Ok, it was very difficult to reproduce the bug...
This is what you must do:
- create a directory in a place where gretl cannot recreate it (e.g. a
pen drive);
- open gretl and set that directory as the working directory;
- close gretl;
- remove the pen-drive
- DELETE the default directory (~/gretl)
- open gretl
Gretl first tries to recreate the directory (and it fails), then tries
to open ~/gretl.

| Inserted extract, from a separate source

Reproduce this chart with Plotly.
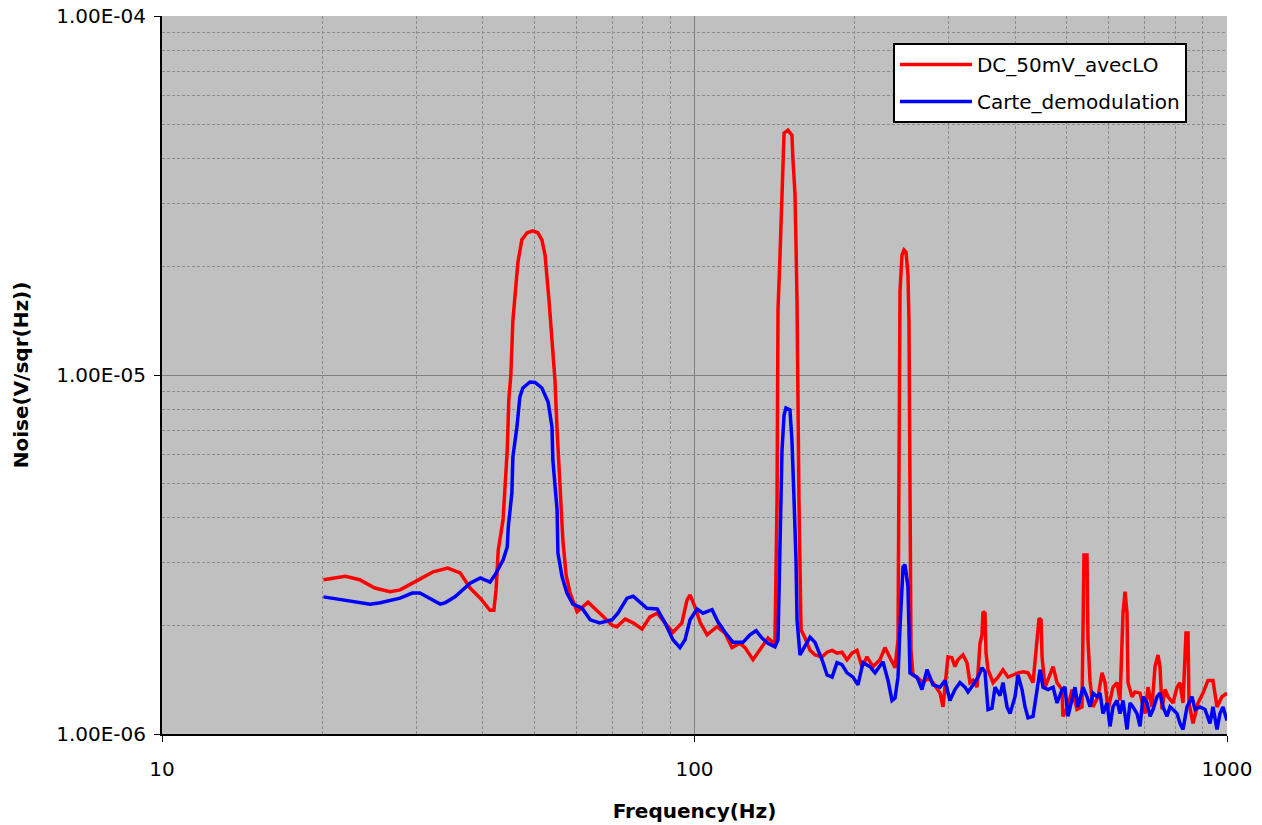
import plotly.graph_objects as go

# ---- data ----
freq_red = [20.1, 22.1, 23.5, 25.1, 26.8, 28.0, 30.5, 32.3, 34.4, 36.3, 37.9, 39.6, 41.3, 42.0, 42.4,
            42.8, 43.7, 44.5, 44.8, 45.2, 45.6, 46.2, 46.6, 47.4, 48.5, 49.7, 50.8, 51.7, 52.4, 53.3,
            54.0, 54.7, 55.2, 55.9, 56.6, 57.4, 58.4, 60.2, 63.1, 66.4, 70.0, 71.5, 74.1, 76.7, 79.7,
            82.5, 85.1, 88.0, 91.1, 94.7, 96.8, 98.1, 100.2, 102.4, 105.6, 110.2, 114.1, 117.6, 121.7,
            124.4, 128.8, 133.9, 137.4, 140.4, 141.6, 142.9, 143.5, 144.7, 146.0, 146.6, 147.3, 149.8,
            152.4, 153.1, 154.4, 155.1, 155.8, 157.1, 158.5, 161.3, 164.8, 168.4, 173.6, 177.4, 181.3,
            185.2, 189.2, 193.4, 197.6, 201.9, 206.3, 210.8, 216.4, 223.0, 227.9, 232.9, 238.0, 241.1,
            242.1, 243.2, 245.3, 247.4, 249.6, 251.7, 252.8, 253.9, 255.0, 257.2, 262.8, 268.6, 274.5,
            280.5, 289.1, 292.9, 299.2, 304.4, 308.4, 312.4, 319.3, 324.9, 329.1, 333.4, 339.3, 343.7,
            346.7, 348.2, 351.2, 352.8, 355.8, 363.6, 371.5, 379.6, 388.0, 396.5, 405.1, 414.0, 423.0,
            432.3, 439.8, 443.6, 447.5, 449.5, 455.3, 465.3, 471.4, 479.6, 490.1, 492.0, 502.8, 511.5,
            522.7, 534.2, 536.5, 538.8, 545.9, 548.2, 553.0, 560.2, 572.5, 582.5, 590.1, 597.8, 610.8,
            621.5, 629.6, 637.9, 643.4, 649.0, 651.8, 663.2, 671.8, 686.5, 701.5, 710.7, 723.1, 732.5,
            742.1, 748.5, 755.0, 764.9, 774.9, 791.8, 805.6, 816.1, 826.8, 837.5, 844.8, 848.5, 863.4,
            882.2, 901.5, 921.1, 941.1, 957.7, 978.6, 1000.0]
noise_red = [2.69e-6, 2.75e-6, 2.69e-6, 2.55e-6, 2.49e-6, 2.52e-6, 2.70e-6, 2.83e-6, 2.90e-6, 2.81e-6,
             2.55e-6, 2.39e-6, 2.21e-6, 2.21e-6, 2.52e-6, 3.25e-6, 3.95e-6, 6.18e-6, 8.52e-6, 1.00e-5,
             1.42e-5, 1.84e-5, 2.06e-5, 2.38e-5, 2.49e-5, 2.52e-5, 2.49e-5, 2.38e-5, 2.16e-5, 1.62e-5,
             1.25e-5, 9.68e-6, 7.03e-6, 4.78e-6, 3.47e-6, 2.77e-6, 2.47e-6, 2.19e-6, 2.33e-6, 2.17e-6,
             2.01e-6, 1.99e-6, 2.09e-6, 2.04e-6, 1.96e-6, 2.12e-6, 2.17e-6, 2.04e-6, 1.92e-6, 2.04e-6,
             2.36e-6, 2.44e-6, 2.26e-6, 2.05e-6, 1.89e-6, 1.99e-6, 1.91e-6, 1.74e-6, 1.79e-6, 1.74e-6,
             1.61e-6, 1.75e-6, 1.85e-6, 1.80e-6, 1.79e-6, 4.49e-6, 1.52e-5, 2.13e-5, 3.07e-5, 3.97e-5,
             4.72e-5, 4.81e-5, 4.66e-5, 3.97e-5, 3.21e-5, 2.33e-5, 1.59e-5, 4.49e-6, 1.95e-6, 1.85e-6,
             1.71e-6, 1.66e-6, 1.64e-6, 1.69e-6, 1.71e-6, 1.68e-6, 1.69e-6, 1.61e-6, 1.68e-6, 1.71e-6,
             1.54e-6, 1.64e-6, 1.54e-6, 1.61e-6, 1.74e-6, 1.63e-6, 1.53e-6, 1.83e-6, 6.18e-6, 1.72e-5,
             2.16e-5, 2.23e-5, 2.20e-5, 1.90e-5, 1.42e-5, 4.49e-6, 1.71e-6, 1.46e-6, 1.43e-6, 1.39e-6,
             1.43e-6, 1.39e-6, 1.30e-6, 1.19e-6, 1.64e-6, 1.63e-6, 1.54e-6, 1.61e-6, 1.66e-6, 1.58e-6,
             1.39e-6, 1.41e-6, 1.35e-6, 1.79e-6, 1.89e-6, 2.19e-6, 2.17e-6, 1.68e-6, 1.51e-6, 1.39e-6,
             1.44e-6, 1.51e-6, 1.44e-6, 1.46e-6, 1.48e-6, 1.49e-6, 1.48e-6, 1.39e-6, 1.83e-6, 2.10e-6,
             2.08e-6, 1.64e-6, 1.35e-6, 1.48e-6, 1.54e-6, 1.39e-6, 1.33e-6, 1.12e-6, 1.19e-6, 1.33e-6,
             1.17e-6, 1.19e-6, 1.83e-6, 3.15e-6, 3.15e-6, 1.83e-6, 1.41e-6, 1.19e-6, 1.27e-6, 1.48e-6,
             1.39e-6, 1.17e-6, 1.35e-6, 1.39e-6, 1.24e-6, 2.17e-6, 2.49e-6, 2.17e-6, 1.39e-6, 1.27e-6,
             1.31e-6, 1.30e-6, 1.14e-6, 1.35e-6, 1.19e-6, 1.54e-6, 1.66e-6, 1.54e-6, 1.17e-6, 1.33e-6,
             1.27e-6, 1.22e-6, 1.35e-6, 1.39e-6, 1.22e-6, 1.91e-6, 1.91e-6, 1.22e-6, 1.07e-6, 1.22e-6,
             1.30e-6, 1.41e-6, 1.41e-6, 1.19e-6, 1.27e-6, 1.30e-6]

freq_blue = [20.1, 23.5, 24.6, 25.7, 28.0, 29.5, 30.5, 33.3, 34.0, 35.5, 37.9, 39.6, 41.3, 42.2, 43.7,
             44.5, 44.7, 45.4, 45.6, 46.4, 47.0, 47.6, 49.1, 50.2, 51.7, 53.1, 54.0, 54.2, 55.2, 55.4,
             56.4, 57.6, 59.1, 61.5, 63.7, 66.4, 70.0, 71.8, 74.7, 76.7, 79.0, 81.4, 85.1, 88.0, 91.1,
             93.9, 96.0, 98.1, 101.1, 103.7, 107.9, 110.7, 114.1, 118.1, 123.3, 127.1, 130.5, 133.9,
             137.4, 141.6, 143.5, 144.7, 146.0, 147.3, 148.5, 151.1, 152.4, 153.8, 155.1, 155.8, 157.8,
             164.8, 168.4, 173.6, 177.4, 181.3, 185.2, 189.2, 193.4, 198.5, 202.8, 207.2, 213.6, 218.3,
             223.0, 225.9, 230.9, 234.9, 238.0, 241.1, 243.2, 245.3, 246.4, 248.5, 251.7, 253.9, 261.7,
             267.4, 273.3, 280.5, 289.1, 295.4, 301.8, 308.4, 315.1, 322.1, 326.3, 333.4, 340.7, 346.7,
             351.2, 355.8, 362.0, 366.7, 374.8, 379.6, 386.3, 391.4, 399.9, 405.1, 412.1, 417.6, 423.0,
             432.3, 439.8, 445.6, 451.4, 461.3, 471.4, 479.6, 490.1, 496.3, 502.8, 511.5, 518.2, 525.0,
             536.5, 545.9, 553.0, 560.2, 570.0, 577.5, 585.0, 595.2, 603.0, 610.8, 621.5, 629.6, 637.9,
             649.0, 657.5, 666.0, 677.6, 686.5, 695.5, 707.6, 716.9, 726.2, 738.9, 748.5, 758.3, 771.5,
             781.6, 791.8, 805.6, 816.1, 826.8, 841.2, 859.6, 870.8, 889.9, 909.3, 929.1, 941.1, 957.7,
             970.0, 982.7, 1000.0]
noise_blue = [2.41e-6, 2.33e-6, 2.30e-6, 2.32e-6, 2.39e-6, 2.47e-6, 2.47e-6, 2.30e-6, 2.32e-6, 2.41e-6,
              2.63e-6, 2.72e-6, 2.65e-6, 2.77e-6, 3.05e-6, 3.32e-6, 3.77e-6, 4.69e-6, 5.91e-6, 7.16e-6,
              8.69e-6, 9.20e-6, 9.56e-6, 9.53e-6, 9.20e-6, 8.41e-6, 7.16e-6, 5.80e-6, 4.21e-6, 3.19e-6,
              2.74e-6, 2.47e-6, 2.30e-6, 2.24e-6, 2.08e-6, 2.04e-6, 2.08e-6, 2.17e-6, 2.39e-6, 2.42e-6,
              2.33e-6, 2.24e-6, 2.23e-6, 2.04e-6, 1.83e-6, 1.74e-6, 1.83e-6, 2.08e-6, 2.23e-6, 2.17e-6,
              2.22e-6, 2.05e-6, 1.92e-6, 1.80e-6, 1.80e-6, 1.89e-6, 1.94e-6, 1.85e-6, 1.79e-6, 1.75e-6,
              1.83e-6, 3.70e-6, 6.18e-6, 7.74e-6, 8.09e-6, 7.99e-6, 6.59e-6, 4.49e-6, 3.05e-6, 2.08e-6,
              1.66e-6, 1.86e-6, 1.80e-6, 1.61e-6, 1.46e-6, 1.44e-6, 1.58e-6, 1.56e-6, 1.48e-6, 1.44e-6,
              1.37e-6, 1.58e-6, 1.54e-6, 1.48e-6, 1.54e-6, 1.59e-6, 1.41e-6, 1.24e-6, 1.26e-6, 1.44e-6,
              1.99e-6, 2.47e-6, 2.92e-6, 2.96e-6, 2.57e-6, 1.48e-6, 1.44e-6, 1.33e-6, 1.51e-6, 1.37e-6,
              1.35e-6, 1.41e-6, 1.24e-6, 1.33e-6, 1.39e-6, 1.35e-6, 1.31e-6, 1.37e-6, 1.44e-6, 1.53e-6,
              1.49e-6, 1.17e-6, 1.18e-6, 1.35e-6, 1.28e-6, 1.39e-6, 1.19e-6, 1.14e-6, 1.27e-6, 1.46e-6,
              1.33e-6, 1.19e-6, 1.11e-6, 1.12e-6, 1.35e-6, 1.51e-6, 1.35e-6, 1.33e-6, 1.35e-6, 1.22e-6,
              1.33e-6, 1.35e-6, 1.12e-6, 1.24e-6, 1.35e-6, 1.19e-6, 1.35e-6, 1.27e-6, 1.19e-6, 1.30e-6,
              1.27e-6, 1.30e-6, 1.14e-6, 1.22e-6, 1.05e-6, 1.19e-6, 1.24e-6, 1.14e-6, 1.24e-6, 1.03e-6,
              1.22e-6, 1.19e-6, 1.14e-6, 1.05e-6, 1.27e-6, 1.22e-6, 1.12e-6, 1.17e-6, 1.27e-6, 1.30e-6,
              1.19e-6, 1.12e-6, 1.19e-6, 1.17e-6, 1.14e-6, 1.07e-6, 1.03e-6, 1.19e-6, 1.27e-6, 1.17e-6,
              1.19e-6, 1.17e-6, 1.07e-6, 1.19e-6, 1.03e-6, 1.14e-6, 1.19e-6, 1.09e-6]

name_red = "DC_50mV_avecLO"
name_blue = "Carte_demodulation"

x_tickvals = [10, 100, 1000]
x_ticktext = ["10", "100", "1000"]
y_tickvals = [1e-6, 1e-5, 1e-4]
y_ticktext = ["1.00E-06", "1.00E-05", "1.00E-04"]

FONT = "DejaVu Sans"

fig = go.Figure()
fig.add_trace(go.Scatter(x=freq_red, y=noise_red, mode="lines", name=name_red,
                         line=dict(color="#FF0000", width=3.5), legendgroup="a"))
fig.add_trace(go.Scatter(x=freq_blue, y=noise_blue, mode="lines", name=name_blue,
                         line=dict(color="#0000FF", width=3.5), legendgroup="b"))

axis_common = dict(
    showline=True, linecolor="black", linewidth=2,
    ticks="outside", ticklen=6, tickcolor="black", tickwidth=1,
    showgrid=True, gridcolor="#808080", gridwidth=1,
    zeroline=False,
    tickfont=dict(family=FONT, size=20, color="black"),
)

fig.update_xaxes(type="log", range=[1, 3], tickvals=x_tickvals, ticktext=x_ticktext,
                 ticklabelstandoff=10,
                 minor=dict(dtick="D1", showgrid=True, gridcolor="#8c8c8c", griddash="3px,2px",
                            gridwidth=1, ticks=""),
                 title=dict(text="<b>Frequency(Hz)</b>", font=dict(family=FONT, size=20, color="black"),
                            standoff=24),
                 **axis_common)
fig.update_yaxes(type="log", range=[-6, -4], tickvals=y_tickvals, ticktext=y_ticktext,
                 ticklabelstandoff=4,
                 minor=dict(dtick="D1", showgrid=True, gridcolor="#8c8c8c", griddash="3px,2px",
                            gridwidth=1, ticks=""),
                 title=dict(text="<b>Noise(V/sqr(Hz))</b>", font=dict(family=FONT, size=20, color="black"),
                            standoff=22),
                 **axis_common)

fig.update_layout(
    width=1262, height=825,
    margin=dict(l=162, r=35, t=16, b=91, autoexpand=False),
    paper_bgcolor="white", plot_bgcolor="#C0C0C0",
    font=dict(family=FONT, size=20, color="black"),
    showlegend=True,
    legend=dict(x=0.9624, y=0.9624, xanchor="right", yanchor="top",
                bgcolor="white", bordercolor="black", borderwidth=2,
                font=dict(family=FONT, size=20, color="black"),
                itemwidth=72,
                tracegroupgap=8, traceorder="grouped"),
)

fig.write_html("out.html")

If the latter is missing, it does not recreate it but
returns a segmentation fault...
Bye
Giuseppe
On Thu, 2011-04-21 at 09:47 -0400, Allin Cottrell wrote:
On Thu, 21 Apr 2011, Giuseppe Vittucci wrote:
> I have gretl 1.9.4 running on Ubuntu 10.04.
> I found a little bug.
> If the working directory is changed in gretl, the program closed and
> then the directory deleted, when launched gretl returns a segmentation
> fault error.
> For the program to start one needs first to recreate the missing
> directory.
Hmm, I can't replicate that. If the specified working directory is
missing, gretl tries to create it, and if that fails it drops back
to the "default working directory", which on Linux would be
~/gretl. I'll try on Ubuntu 10.04 and see what happens.